Friedrich Kittler brachte die Materialität in die Geisteswissenschaften zurück, weshalb er zugleich ein anstößiger Theoretiker wie ein unangreifbarer Historiker war. Seine medientheoretischen Paukenschläge erregten immer wieder internationale Aufmerksamkeit. Und sie verhallten nicht einfach so, sondern waren dank ihrer historischen Untermauerung bleibende Impulse. Eine Medientheorie, in der es keine Software jenseits der maschinellen Hardware gibt, und das meint ebenso Texte und Schriften, kann sich nur in einem Raum entwickeln, in dem sich neben den Schriften der antiken Philosophie, neben Hegel, Heidegger, Nietzsche, Freud, Foucault und Lacan auch ein Lötkolben, ein Grammophon, eine Schreibmaschine und vor allem ein aufgeschraubter Computer befindet. Kittler schrieb und programmierte, er programmierte und schrieb.

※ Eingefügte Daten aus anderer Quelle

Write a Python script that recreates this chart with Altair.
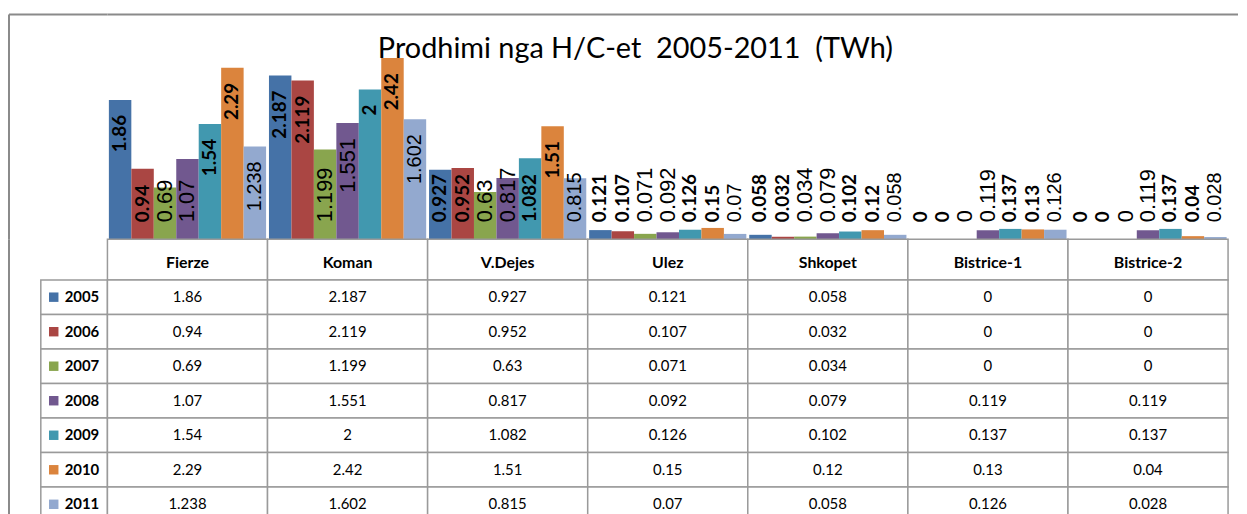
import altair as alt
import pandas as pd

# ---------------- data ----------------
categories = ["Fierze", "Koman", "V.Dejes", "Ulez", "Shkopet", "Bistrice-1", "Bistrice-2"]
years = ["2005", "2006", "2007", "2008", "2009", "2010", "2011"]
v2005 = [1.86, 2.187, 0.927, 0.121, 0.058, 0, 0]
v2006 = [0.94, 2.119, 0.952, 0.107, 0.032, 0, 0]
v2007 = [0.69, 1.199, 0.63, 0.071, 0.034, 0, 0]
v2008 = [1.07, 1.551, 0.817, 0.092, 0.079, 0.119, 0.119]
v2009 = [1.54, 2, 1.082, 0.126, 0.102, 0.137, 0.137]
v2010 = [2.29, 2.42, 1.51, 0.15, 0.12, 0.13, 0.04]
v2011 = [1.238, 1.602, 0.815, 0.07, 0.058, 0.126, 0.028]
series = [v2005, v2006, v2007, v2008, v2009, v2010, v2011]
colors = ["#4572A7", "#AA4643", "#89A54E", "#71588F", "#4198AF", "#DB843D", "#93A9CF"]
label_style = ["bold", "bold", "large", "large", "bold", "bold", "small"]
title_text = "Prodhimi nga H/C-et\u00a0 2005-2011\u00a0 (TWh)"

rows = []
for yr, vals, st in zip(years, series, label_style):
    for c, v in zip(categories, vals):
        rows.append({"cat": c, "year": yr, "value": v, "label": f"{v:g}",
                     "style": st, "inside": bool(v >= 1.2)})
df = pd.DataFrame(rows)

# ---------------- layout constants ----------------
LEFT_W = 100
MAIN_W = 1127
BARS_H = 231
HEAD_H = 41
TABLE_H = 243
GRID = "#9a9a9a"
FRAME = "#8a8a8a"

color_scale = alt.Scale(domain=years, range=colors)

# ---------------- bars panel ----------------
x_bar = alt.X("cat:N", sort=categories, axis=None,
              scale=alt.Scale(paddingInner=0.018, paddingOuter=0.009))
xoff = alt.XOffset("year:N", sort=years, scale=alt.Scale(paddingInner=0, paddingOuter=0))
y_scale = alt.Scale(domain=[0, 3.07], nice=False, zero=True)

base = alt.Chart(df)
bars = base.mark_bar().encode(
    x=x_bar, xOffset=xoff,
    y=alt.Y("value:Q", scale=y_scale, axis=None),
    color=alt.Color("year:N", scale=color_scale, legend=None),
)

styles = {
    "bold": dict(font="Lato", fontWeight="bold", fontSize=19),
    "large": dict(font="Liberation Sans", fontWeight="normal", fontSize=22),
    "small": dict(font="Liberation Sans", fontWeight="normal", fontSize=20),
}
label_layers = []
for st, props in styles.items():
    inside = base.transform_filter(
        f"datum.style == '{st}' && datum.inside"
    ).mark_text(angle=270, align="right", baseline="middle", dx=-15, color="black", **props).encode(
        x=x_bar, xOffset=xoff,
        y=alt.Y("value:Q", scale=y_scale, axis=None),
        text="label:N",
    )
    outside = base.transform_filter(
        f"datum.style == '{st}' && !datum.inside"
    ).transform_calculate(zero="0").mark_text(
        angle=270, align="left", baseline="middle", dx=17, color="black", **props).encode(
        x=x_bar, xOffset=xoff,
        y=alt.Y("zero:Q", scale=y_scale, axis=None),
        text="label:N",
    )
    label_layers += [inside, outside]

title_layer = alt.Chart(pd.DataFrame({"t": [title_text]})).mark_text(
    font="Lato", fontSize=29, align="center", baseline="middle", color="black"
).encode(x=alt.value(531), y=alt.value(40), text="t:N")

frame_top_main = alt.Chart(pd.DataFrame({"a": [0]})).mark_rule(
    color=FRAME, strokeWidth=2
).encode(x=alt.value(0), x2=alt.value(1137), y=alt.value(5))

bars_panel = alt.layer(bars, *label_layers, title_layer, frame_top_main).properties(
    width=MAIN_W, height=BARS_H
)

one = pd.DataFrame({"a": [0]})
spacer_top = alt.layer(
    alt.Chart(one).mark_rule(color=FRAME, strokeWidth=2).encode(
        x=alt.value(1), y=alt.value(5), y2=alt.value(BARS_H)),
    alt.Chart(one).mark_rule(color=FRAME, strokeWidth=2).encode(
        x=alt.value(1), x2=alt.value(LEFT_W), y=alt.value(5)),
).properties(width=LEFT_W, height=BARS_H)

# ---------------- header row ----------------
cat_df = pd.DataFrame({"cat": categories})
x_tab = alt.X("cat:N", sort=categories, axis=None,
              scale=alt.Scale(paddingInner=0, paddingOuter=0))
header = alt.layer(
    alt.Chart(cat_df).mark_rect(fill="white", stroke=GRID, strokeWidth=1.5).encode(
        x=x_tab, y=alt.value(0), y2=alt.value(HEAD_H)),
    alt.Chart(cat_df).mark_text(font="Lato", fontWeight="bold", fontSize=16, color="black").encode(
        x=x_tab, y=alt.value(HEAD_H / 2 + 4), text="cat:N"),
).properties(width=MAIN_W, height=HEAD_H)

spacer_head = alt.Chart(one).mark_rule(color=FRAME, strokeWidth=2).encode(
    x=alt.value(1), y=alt.value(0), y2=alt.value(HEAD_H)
).properties(width=LEFT_W, height=HEAD_H)

# ---------------- data table ----------------
y_tab = alt.Y("year:N", sort=years, axis=None, scale=alt.Scale(paddingInner=0, paddingOuter=0))
table = alt.layer(
    base.mark_rect(fill="white", stroke=GRID, strokeWidth=1.5).encode(x=x_tab, y=y_tab),
    base.mark_text(font="Lato", fontSize=15, color="black").encode(
        x=x_tab, y=y_tab, text="label:N"),
).properties(width=MAIN_W, height=TABLE_H)

year_df = pd.DataFrame({"year": years})
legend_col = alt.layer(
    alt.Chart(one).mark_rule(color=FRAME, strokeWidth=2).encode(
        x=alt.value(1), y=alt.value(0), y2=alt.value(TABLE_H)),
    alt.Chart(year_df).mark_rect(fill="white", stroke=GRID, strokeWidth=1.5).encode(
        x=alt.value(33), x2=alt.value(LEFT_W), y=y_tab),
    alt.Chart(year_df).mark_square(size=90, opacity=1).encode(
        x=alt.value(46), y=y_tab,
        color=alt.Color("year:N", scale=color_scale, legend=None)),
    alt.Chart(year_df).mark_text(font="Lato", fontWeight="bold", fontSize=15,
                                 align="left", color="black").encode(
        x=alt.value(57), y=y_tab, text="year:N"),
).properties(width=LEFT_W, height=TABLE_H)

chart = alt.concat(
    spacer_top, bars_panel,
    spacer_head, header,
    legend_col, table,
    columns=2, spacing=0, bounds="flush",
).properties(
    padding={"left": 0, "top": 0, "right": 0, "bottom": 0}
).configure_view(strokeWidth=0)

chart.save("out.html", embed_options={"renderer": "svg", "actions": False})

Einen solchen Raum gibt es im disziplinären Selbstverständnis moderner Universitäten eigentlich nicht. Und genau in diesem Sinne ist die Humboldt-Universität zu Berlin keine moderne Universität. Sie erlaubt es ihren Forschern, auf ihren Schreibtischen Dinge miteinander in Verbindung zu bringen, die das 20. Jahrhundert längst in unterschiedliche Wissensgebiete ausdifferenziert hat. Friedrich Kittler war deshalb ein großer Kulturwissenschaftler, weil er sich diesem Zwang der Moderne entzog – und vielleicht deshalb in seinen letzten Lebensjahren zu den Griechen zurückfand. Er war ein Forscher, auf den Helmut Schelskys wiederum auf Wilhelm von Humboldt zurückgehende Formel „Einsamkeit und Freiheit“ passgenau zutraf.

In der Sophienstraße hatte Friedrich Kittler die Freiheit, Kulturwissenschaft so radikal interdisziplinär zu denken, dass ihn dieses Denken einsam machte. Auf dem Höhepunkt seiner medientheoretischen Erfolge beschloss er die Auflösung der „Berliner Schule der Medientheorie“, um sich einsam den Griechen, der Mathematik, der Musik und der Liebe zuzuwenden.

Der Autor ist seit 2006 Professor für Kulturtechniken und Wissensgeschichte an der Humboldt-Universität. Die Trauerfeier für Friedrich Kittler findet am Freitag, den 11.11., um 15 Uhr im Krematorium Baumschulenweg (Kiefholzstraße 221) in Berlin-Treptow statt.